I also forgot this episode existed. On the one hand, I want to blame binge-watching for my memory gaps, but, again, this just wasn’t that great of an episode. I mean, better than most of television! But not particularly memorable.

Our plots:

1) Jack’s friend Gavin Volure, a rich recluse, falls hard for Liz. She’s into it because he’s germaphobic and won’t touch her, and all she wants out of a relationship is someone to watch TV with.

2) Except Gavin is really a criminal under house arrest, and he steals Jack and Kenneth’s money. Jack tries to get Kenneth’s money back.

3) Tracy is afraid his kids are trying to kill him and uses a Japanese sex doll as a body double.

It seemed sort of unfair that Jack got to run around with Jennifer Aniston last episode, and this episode Liz gets Steve Martin, who’s like one of the not hot famous old white guys. Though she will get a really attractive boyfriend this season so…
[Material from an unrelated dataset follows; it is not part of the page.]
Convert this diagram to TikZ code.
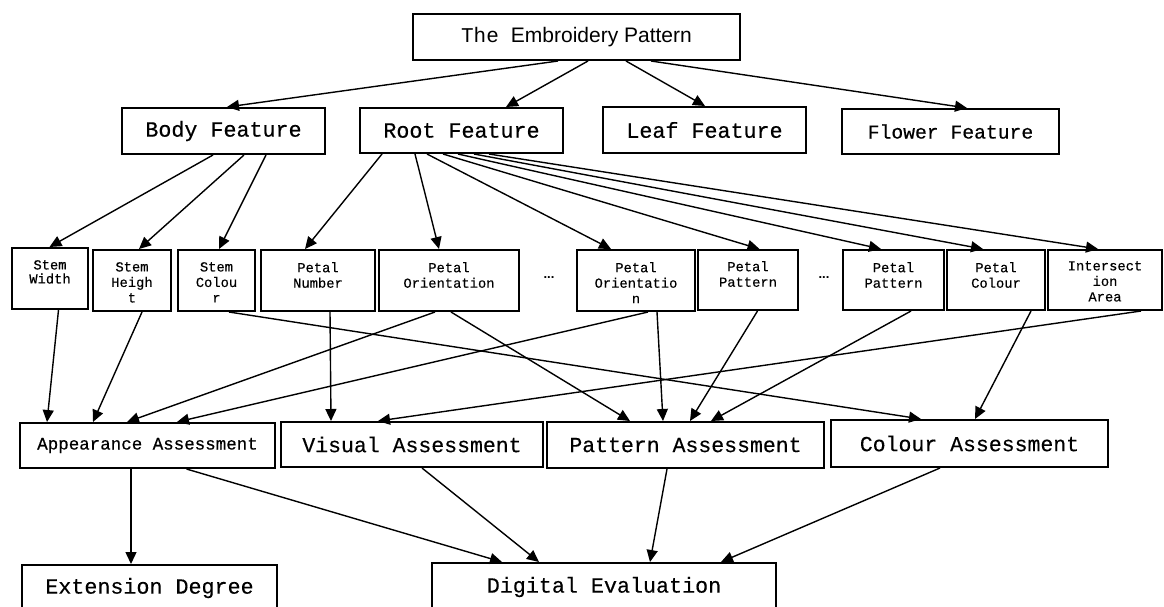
\documentclass[tikz,border=0pt]{standalone}
\usepackage{fontspec}
\setmonofont{Liberation Mono}
\newfontfamily\heavymono[FakeBold=0.5]{Liberation Mono}
\newfontfamily\lightmono[FakeBold=0.3]{Liberation Mono}
\setsansfont{Liberation Sans}
\usetikzlibrary{arrows.meta}
\begin{document}
\begin{tikzpicture}[x=1pt,y=-1pt,
  box/.style={draw, line width=2pt, inner sep=0pt},
  big/.style={font=\fontsize{21.7}{24}\heavymono},
  small/.style={font=\fontsize{13.8}{15.5}\lightmono, align=center, inner sep=0pt, anchor=north},
  arr/.style={-{Triangle[length=12pt,width=11pt]}, line width=1.4pt}]
\useasboundingbox (0,0) rectangle (1164,606);
\clip (0,0) rectangle (1164,606);

% root of the tree
\node[box, minimum width=327, minimum height=46, font=\fontsize{21}{24}\selectfont]
  (top) at (576.5,37) {{\ttfamily The}\hspace{12pt}{\sffamily Embroidery Pattern}};

% feature level
\node[box, big, minimum width=203, minimum height=46] (body) at (223.5,131) {Body Feature};
\node[box, big, minimum width=203, minimum height=45] (root) at (461.5,130.5) {Root Feature};
\node[box, big, minimum width=203, minimum height=46] (leaf) at (704.5,130) {Leaf Feature};
\node[box, minimum width=217, minimum height=45, font=\fontsize{19.7}{22}\heavymono] (flower) at (950.5,131.5) {Flower Feature};

% attribute level
\node[box, minimum width=76,  minimum height=61] (sw)  at (50,278.5) {};
\node[box, minimum width=78,  minimum height=61] (sh)  at (132,280.5) {};
\node[box, minimum width=77,  minimum height=61] (sc)  at (216.5,280.5) {};
\node[box, minimum width=114, minimum height=61] (pn)  at (318,280.5) {};
\node[box, minimum width=140, minimum height=61] (po)  at (449,280.5) {};
\node[box, minimum width=118, minimum height=61] (pon) at (636,280.5) {};
\node[box, minimum width=100, minimum height=60] (pp)  at (748,280) {};
\node[box, minimum width=101, minimum height=60] (pp2) at (893.5,280) {};
\node[box, minimum width=98,  minimum height=60] (pc)  at (996,280) {};
\node[box, minimum width=114, minimum height=60] (ia)  at (1105,280) {};

\node[small, font=\fontsize{13.8}{14}\heavymono] (swt) at ([yshift=-13pt]sw.north) {Stem\\Width};
\node[small] (sht)  at ([yshift=-13pt]sh.north)  {Stem\\Heigh\\t};
\node[small] (sct)  at ([yshift=-13pt]sc.north)  {Stem\\Colou\\r};
\node[small] (pnt)  at ([yshift=-13pt]pn.north)  {Petal\\Number};
\node[small] (pot)  at ([yshift=-13pt]po.north)  {Petal\\Orientation};
\node[small] (pont) at ([yshift=-13pt]pon.north) {Petal\\Orientatio\\n};
\node[small] (ppt)  at ([yshift=-12pt]pp.north)  {Petal\\Pattern};
\node[small] (pp2t) at ([yshift=-13pt]pp2.north) {Petal\\Pattern};
\node[small] (pct)  at ([yshift=-13pt]pc.north)  {Petal\\Colour};
\node[small] (iat)  at ([yshift=-12pt]ia.north)  {Intersect\\ion\\Area};
\node[font=\fontsize{13}{15}\sffamily\bfseries] (dotsa) at (549,278) {...};
\node[font=\fontsize{13}{15}\sffamily\bfseries] (dotsb) at (824,278) {...};

% assessment level
\node[box, minimum width=255, minimum height=45, font=\fontsize{17.5}{20}\heavymono] (app) at (147.5,445.5) {\raisebox{3pt}{Appearance Assessment}};
\node[box, minimum width=262, minimum height=45, font=\fontsize{21.5}{24}\lightmono] (vis) at (412,444.5) {Visual Assessment};
\node[box, minimum width=277, minimum height=46, font=\fontsize{21.5}{24}\lightmono] (pat) at (685.5,445) {Pattern Assessment};
\node[box, minimum width=277, minimum height=47, font=\fontsize{21.5}{24}\lightmono] (col) at (969.5,443.5) {Colour Assessment};

% results
\node[box, minimum width=255, minimum height=46, font=\fontsize{21.7}{24}\lightmono] (ext) at (149.5,588) {\raisebox{2pt}{Extension Degree}};
\node[box, minimum width=344, minimum height=48, font=\fontsize{21.7}{24}\lightmono] (dig) at (604,587) {\raisebox{4pt}{Digital Evaluation}};

% pattern -> features
\draw[arr] ([xshift=146pt]top.south west) -- ([xshift=106pt]body.north west);
\draw[arr] ([xshift=176pt]top.south west) -- ([xshift=147pt]root.north west);
\draw[arr] ([xshift=214pt]top.south west) -- ([xshift=103pt]leaf.north west);
\draw[arr] ([xshift=239pt]top.south west) -- ([xshift=126pt]flower.north west);

% body feature -> stem attributes
\draw[arr] ([xshift=92pt]body.south west)  -- ([xshift=38.5pt]sw.north west);
\draw[arr] ([xshift=123pt]body.south west) -- ([xshift=47pt]sh.north west);
\draw[arr] ([xshift=145pt]body.south west) -- ([xshift=42pt]sc.north west);

% root feature -> petal attributes
\draw[arr] ([xshift=23pt]root.south west)  -- ([xshift=45pt]pn.north west);
\draw[arr] ([xshift=56pt]root.south west)  -- ([xshift=61pt]po.north west);
\draw[arr] ([xshift=68pt]root.south west)  -- ([xshift=35pt]pon.north west);
\draw[arr] ([xshift=84pt]root.south west)  -- ([xshift=62.5pt]pp.north west);
\draw[arr] ([xshift=99pt]root.south west)  -- ([xshift=39pt]pp2.north west);
\draw[arr] ([xshift=115pt]root.south west) -- ([xshift=37pt]pc.north west);
\draw[arr] ([xshift=130pt]root.south west) -- ([xshift=51pt]ia.north west);

% attributes -> assessments
\draw[arr] ([xshift=47.5pt]sw.south west) -- ([xshift=28pt]app.north west);
\draw[arr] ([xshift=50pt]sh.south west)   -- ([xshift=74pt]app.north west);
\draw[arr] ([xshift=52pt]sc.south west)   -- ([xshift=91pt]col.north west);
\draw[arr] ([xshift=70pt]pn.south west)   -- ([xshift=51pt]vis.north west);
\draw[arr] ([xshift=57pt]po.south west)   -- ([xshift=108pt]app.north west);
\draw[arr] ([xshift=73pt]po.south west)   -- ([xshift=84pt]pat.north west);
\draw[arr] ([xshift=72pt]pon.south west)  -- ([xshift=158pt]app.north west);
\draw[arr] ([xshift=81pt]pon.south west)  -- ([xshift=117pt]pat.north west);
\draw[arr] ([xshift=60.5pt]pp.south west) -- ([xshift=144pt]pat.north west);
\draw[arr] ([xshift=69pt]pp2.south west)  -- ([xshift=165pt]pat.north west);
\draw[arr] ([xshift=85pt]pc.south west)   -- ([xshift=145pt]col.north west);
\draw[arr] ([xshift=94pt]ia.south west)   -- ([xshift=98pt]vis.north west);

% assessments -> results
\draw[arr] ([xshift=112pt]app.south west)   -- ([xshift=110pt]ext.north west);
\draw[arr] ([xshift=167.5pt]app.south west) -- ([xshift=71pt]dig.north west);
\draw[arr] ([xshift=142pt]vis.south west)   -- ([xshift=108pt]dig.north west);
\draw[arr] ([xshift=121pt]pat.south west)   -- ([xshift=219pt]dig.north west);
\draw[arr] ([xshift=110pt]col.south west)   -- ([xshift=290pt]dig.north west);
\end{tikzpicture}
\end{document}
The Tracy plot was honestly the funniest:

Screenshot 2014-08-07 22.50.46

And then at the end Tracy and his sex doll did a “The more you know” PSA about discrimination against sex dolls:

Screenshot 2014-08-07 22.54.40

Also there was a LOT of Jack-Liz this episode. Jack tells Gavin that Liz is single and “I told him you used to have a thing for me but are getting over it. That is what’s happening, right?” Then, after he realizes Gavin lied, he promises to “hit him harder than a bottle of Irish whiskey at a wake.” And he tells Gavin that Liz is too good for him.

The latter two comments could easily just be platonic, except that that first comment happened too. I guess it’s supposed to be a reflection of Jack’s arrogance, but I don’t know.

Bits & Pieces

Best Frank hat: Role model

John McEnroe was in this episode. It was random, but I liked it.

Kenneth has $4000 in Confederate money.

I miss Josh.

Three great lines about rich people/capitalism:

Gavin to Jack: You’ll be so rich you can run for office without pretending to be a fundamentalist!

Jack to Kenneth: Next stop home ownership! I’m kidding, the middle class is dying. You’ll rent forever

Kenneth to Jack: What would this country be if the economy didn’t allow rich people to take advantage of rubes?

JACK WRITES HISTORICAL FICTION THAT IMAGINES WHAT WOULD HAVE HAPPENED IN THE GERMANS WON WORLD WAR II. What a nerd.

Hints that Kenneth is immortal/mystical/terrifying: Well the Confederate money seems pretty suspect.